= Data excerpt =
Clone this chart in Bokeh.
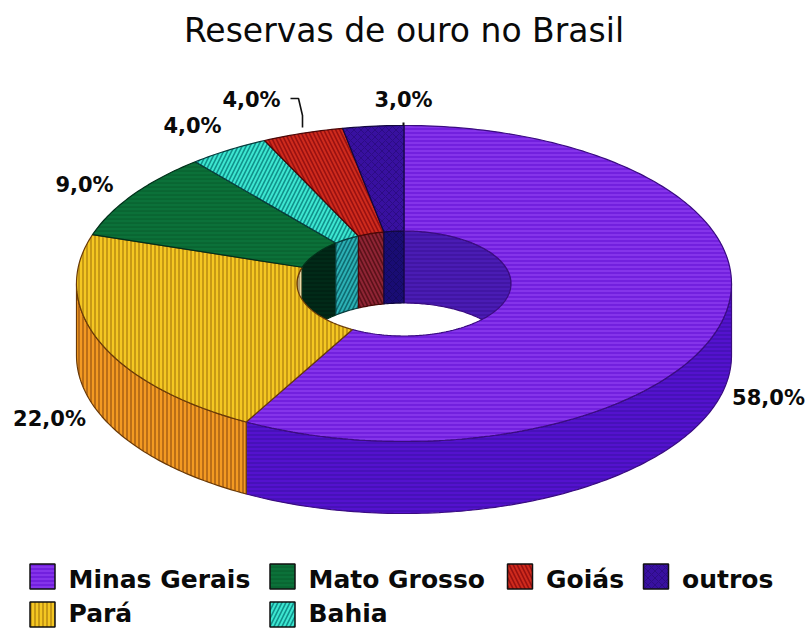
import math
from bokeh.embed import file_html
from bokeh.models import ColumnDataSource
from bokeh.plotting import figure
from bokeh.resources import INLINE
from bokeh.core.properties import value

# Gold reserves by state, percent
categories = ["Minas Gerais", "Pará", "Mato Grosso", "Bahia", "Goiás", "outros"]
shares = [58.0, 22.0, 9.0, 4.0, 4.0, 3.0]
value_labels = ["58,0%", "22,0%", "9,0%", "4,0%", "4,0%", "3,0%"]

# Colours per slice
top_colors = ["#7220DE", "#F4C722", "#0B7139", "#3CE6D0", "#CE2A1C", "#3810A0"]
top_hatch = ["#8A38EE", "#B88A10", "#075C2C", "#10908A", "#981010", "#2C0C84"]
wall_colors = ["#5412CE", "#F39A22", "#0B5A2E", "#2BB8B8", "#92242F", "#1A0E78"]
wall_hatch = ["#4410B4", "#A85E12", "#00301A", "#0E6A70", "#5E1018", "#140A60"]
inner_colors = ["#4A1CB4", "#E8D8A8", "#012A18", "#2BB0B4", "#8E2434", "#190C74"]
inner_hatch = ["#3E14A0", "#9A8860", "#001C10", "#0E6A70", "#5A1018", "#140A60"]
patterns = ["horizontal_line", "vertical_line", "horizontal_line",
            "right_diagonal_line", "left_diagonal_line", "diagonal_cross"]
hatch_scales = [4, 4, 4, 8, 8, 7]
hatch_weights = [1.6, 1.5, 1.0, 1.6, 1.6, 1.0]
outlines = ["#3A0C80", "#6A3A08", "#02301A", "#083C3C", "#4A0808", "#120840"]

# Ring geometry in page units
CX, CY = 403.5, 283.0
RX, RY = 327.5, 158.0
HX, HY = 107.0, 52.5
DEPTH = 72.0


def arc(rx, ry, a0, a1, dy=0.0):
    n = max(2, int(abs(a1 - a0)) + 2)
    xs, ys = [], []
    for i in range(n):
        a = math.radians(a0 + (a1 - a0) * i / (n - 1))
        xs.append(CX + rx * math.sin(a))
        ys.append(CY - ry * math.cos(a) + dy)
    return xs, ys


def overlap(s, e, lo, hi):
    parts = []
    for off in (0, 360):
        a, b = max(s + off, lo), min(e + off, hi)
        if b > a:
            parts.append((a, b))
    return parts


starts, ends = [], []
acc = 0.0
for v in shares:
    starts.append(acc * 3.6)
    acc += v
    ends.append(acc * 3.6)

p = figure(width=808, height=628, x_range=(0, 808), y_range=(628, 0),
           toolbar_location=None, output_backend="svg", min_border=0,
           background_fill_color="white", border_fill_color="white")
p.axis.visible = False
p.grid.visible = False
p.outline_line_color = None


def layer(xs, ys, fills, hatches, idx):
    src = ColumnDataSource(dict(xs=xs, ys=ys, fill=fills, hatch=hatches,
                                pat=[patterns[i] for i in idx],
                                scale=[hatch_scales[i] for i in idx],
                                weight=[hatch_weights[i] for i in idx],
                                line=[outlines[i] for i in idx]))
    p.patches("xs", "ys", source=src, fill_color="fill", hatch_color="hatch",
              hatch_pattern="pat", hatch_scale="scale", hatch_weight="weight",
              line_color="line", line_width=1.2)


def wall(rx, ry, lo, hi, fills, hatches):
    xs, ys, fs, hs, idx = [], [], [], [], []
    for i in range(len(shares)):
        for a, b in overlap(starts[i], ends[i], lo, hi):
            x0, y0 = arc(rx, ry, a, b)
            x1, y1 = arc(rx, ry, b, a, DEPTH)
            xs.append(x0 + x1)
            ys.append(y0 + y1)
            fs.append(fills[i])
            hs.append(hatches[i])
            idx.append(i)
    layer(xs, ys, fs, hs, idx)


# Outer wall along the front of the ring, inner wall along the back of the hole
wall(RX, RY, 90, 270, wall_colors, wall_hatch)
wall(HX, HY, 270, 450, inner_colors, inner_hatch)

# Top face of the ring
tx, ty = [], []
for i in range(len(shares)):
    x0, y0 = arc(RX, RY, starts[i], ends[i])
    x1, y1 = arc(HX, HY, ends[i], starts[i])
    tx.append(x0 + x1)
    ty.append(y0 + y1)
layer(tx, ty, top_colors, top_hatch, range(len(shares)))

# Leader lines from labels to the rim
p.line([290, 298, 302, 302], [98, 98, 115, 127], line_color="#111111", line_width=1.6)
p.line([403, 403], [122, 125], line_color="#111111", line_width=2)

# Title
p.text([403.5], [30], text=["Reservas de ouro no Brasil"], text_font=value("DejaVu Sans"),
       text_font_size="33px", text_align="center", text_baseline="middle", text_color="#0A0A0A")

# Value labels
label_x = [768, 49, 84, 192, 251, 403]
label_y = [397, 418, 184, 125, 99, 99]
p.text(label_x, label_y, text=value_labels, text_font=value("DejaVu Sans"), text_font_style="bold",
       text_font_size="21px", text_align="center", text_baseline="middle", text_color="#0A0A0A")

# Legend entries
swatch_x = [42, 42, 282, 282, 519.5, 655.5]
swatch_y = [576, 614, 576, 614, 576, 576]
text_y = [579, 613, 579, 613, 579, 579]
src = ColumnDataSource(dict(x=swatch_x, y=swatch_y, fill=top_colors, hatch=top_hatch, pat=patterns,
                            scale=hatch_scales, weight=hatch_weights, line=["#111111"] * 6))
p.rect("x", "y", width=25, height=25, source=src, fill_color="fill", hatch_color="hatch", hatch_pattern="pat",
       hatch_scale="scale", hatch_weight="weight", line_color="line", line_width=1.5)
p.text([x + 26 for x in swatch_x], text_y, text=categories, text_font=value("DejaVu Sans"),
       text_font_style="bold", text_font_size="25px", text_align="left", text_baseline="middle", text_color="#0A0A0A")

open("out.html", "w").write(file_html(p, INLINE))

= The task =
Return the full material word for word. Do not include the pictures.

= Task solution =
Clone this chart in Bokeh.
import math
from bokeh.embed import file_html
from bokeh.models import ColumnDataSource
from bokeh.plotting import figure
from bokeh.resources import INLINE
from bokeh.core.properties import value

# Gold reserves by state, percent
categories = ["Minas Gerais", "Pará", "Mato Grosso", "Bahia", "Goiás", "outros"]
shares = [58.0, 22.0, 9.0, 4.0, 4.0, 3.0]
value_labels = ["58,0%", "22,0%", "9,0%", "4,0%", "4,0%", "3,0%"]

# Colours per slice
top_colors = ["#7220DE", "#F4C722", "#0B7139", "#3CE6D0", "#CE2A1C", "#3810A0"]
top_hatch = ["#8A38EE", "#B88A10", "#075C2C", "#10908A", "#981010", "#2C0C84"]
wall_colors = ["#5412CE", "#F39A22", "#0B5A2E", "#2BB8B8", "#92242F", "#1A0E78"]
wall_hatch = ["#4410B4", "#A85E12", "#00301A", "#0E6A70", "#5E1018", "#140A60"]
inner_colors = ["#4A1CB4", "#E8D8A8", "#012A18", "#2BB0B4", "#8E2434", "#190C74"]
inner_hatch = ["#3E14A0", "#9A8860", "#001C10", "#0E6A70", "#5A1018", "#140A60"]
patterns = ["horizontal_line", "vertical_line", "horizontal_line",
            "right_diagonal_line", "left_diagonal_line", "diagonal_cross"]
hatch_scales = [4, 4, 4, 8, 8, 7]
hatch_weights = [1.6, 1.5, 1.0, 1.6, 1.6, 1.0]
outlines = ["#3A0C80", "#6A3A08", "#02301A", "#083C3C", "#4A0808", "#120840"]

# Ring geometry in page units
CX, CY = 403.5, 283.0
RX, RY = 327.5, 158.0
HX, HY = 107.0, 52.5
DEPTH = 72.0


def arc(rx, ry, a0, a1, dy=0.0):
    n = max(2, int(abs(a1 - a0)) + 2)
    xs, ys = [], []
    for i in range(n):
        a = math.radians(a0 + (a1 - a0) * i / (n - 1))
        xs.append(CX + rx * math.sin(a))
        ys.append(CY - ry * math.cos(a) + dy)
    return xs, ys


def overlap(s, e, lo, hi):
    parts = []
    for off in (0, 360):
        a, b = max(s + off, lo), min(e + off, hi)
        if b > a:
            parts.append((a, b))
    return parts


starts, ends = [], []
acc = 0.0
for v in shares:
    starts.append(acc * 3.6)
    acc += v
    ends.append(acc * 3.6)

p = figure(width=808, height=628, x_range=(0, 808), y_range=(628, 0),
           toolbar_location=None, output_backend="svg", min_border=0,
           background_fill_color="white", border_fill_color="white")
p.axis.visible = False
p.grid.visible = False
p.outline_line_color = None


def layer(xs, ys, fills, hatches, idx):
    src = ColumnDataSource(dict(xs=xs, ys=ys, fill=fills, hatch=hatches,
                                pat=[patterns[i] for i in idx],
                                scale=[hatch_scales[i] for i in idx],
                                weight=[hatch_weights[i] for i in idx],
                                line=[outlines[i] for i in idx]))
    p.patches("xs", "ys", source=src, fill_color="fill", hatch_color="hatch",
              hatch_pattern="pat", hatch_scale="scale", hatch_weight="weight",
              line_color="line", line_width=1.2)


def wall(rx, ry, lo, hi, fills, hatches):
    xs, ys, fs, hs, idx = [], [], [], [], []
    for i in range(len(shares)):
        for a, b in overlap(starts[i], ends[i], lo, hi):
            x0, y0 = arc(rx, ry, a, b)
            x1, y1 = arc(rx, ry, b, a, DEPTH)
            xs.append(x0 + x1)
            ys.append(y0 + y1)
            fs.append(fills[i])
            hs.append(hatches[i])
            idx.append(i)
    layer(xs, ys, fs, hs, idx)


# Outer wall along the front of the ring, inner wall along the back of the hole
wall(RX, RY, 90, 270, wall_colors, wall_hatch)
wall(HX, HY, 270, 450, inner_colors, inner_hatch)

# Top face of the ring
tx, ty = [], []
for i in range(len(shares)):
    x0, y0 = arc(RX, RY, starts[i], ends[i])
    x1, y1 = arc(HX, HY, ends[i], starts[i])
    tx.append(x0 + x1)
    ty.append(y0 + y1)
layer(tx, ty, top_colors, top_hatch, range(len(shares)))

# Leader lines from labels to the rim
p.line([290, 298, 302, 302], [98, 98, 115, 127], line_color="#111111", line_width=1.6)
p.line([403, 403], [122, 125], line_color="#111111", line_width=2)

# Title
p.text([403.5], [30], text=["Reservas de ouro no Brasil"], text_font=value("DejaVu Sans"),
       text_font_size="33px", text_align="center", text_baseline="middle", text_color="#0A0A0A")

# Value labels
label_x = [768, 49, 84, 192, 251, 403]
label_y = [397, 418, 184, 125, 99, 99]
p.text(label_x, label_y, text=value_labels, text_font=value("DejaVu Sans"), text_font_style="bold",
       text_font_size="21px", text_align="center", text_baseline="middle", text_color="#0A0A0A")

# Legend entries
swatch_x = [42, 42, 282, 282, 519.5, 655.5]
swatch_y = [576, 614, 576, 614, 576, 576]
text_y = [579, 613, 579, 613, 579, 579]
src = ColumnDataSource(dict(x=swatch_x, y=swatch_y, fill=top_colors, hatch=top_hatch, pat=patterns,
                            scale=hatch_scales, weight=hatch_weights, line=["#111111"] * 6))
p.rect("x", "y", width=25, height=25, source=src, fill_color="fill", hatch_color="hatch", hatch_pattern="pat",
       hatch_scale="scale", hatch_weight="weight", line_color="line", line_width=1.5)
p.text([x + 26 for x in swatch_x], text_y, text=categories, text_font=value("DejaVu Sans"),
       text_font_style="bold", text_font_size="25px", text_align="left", text_baseline="middle", text_color="#0A0A0A")

open("out.html", "w").write(file_html(p, INLINE))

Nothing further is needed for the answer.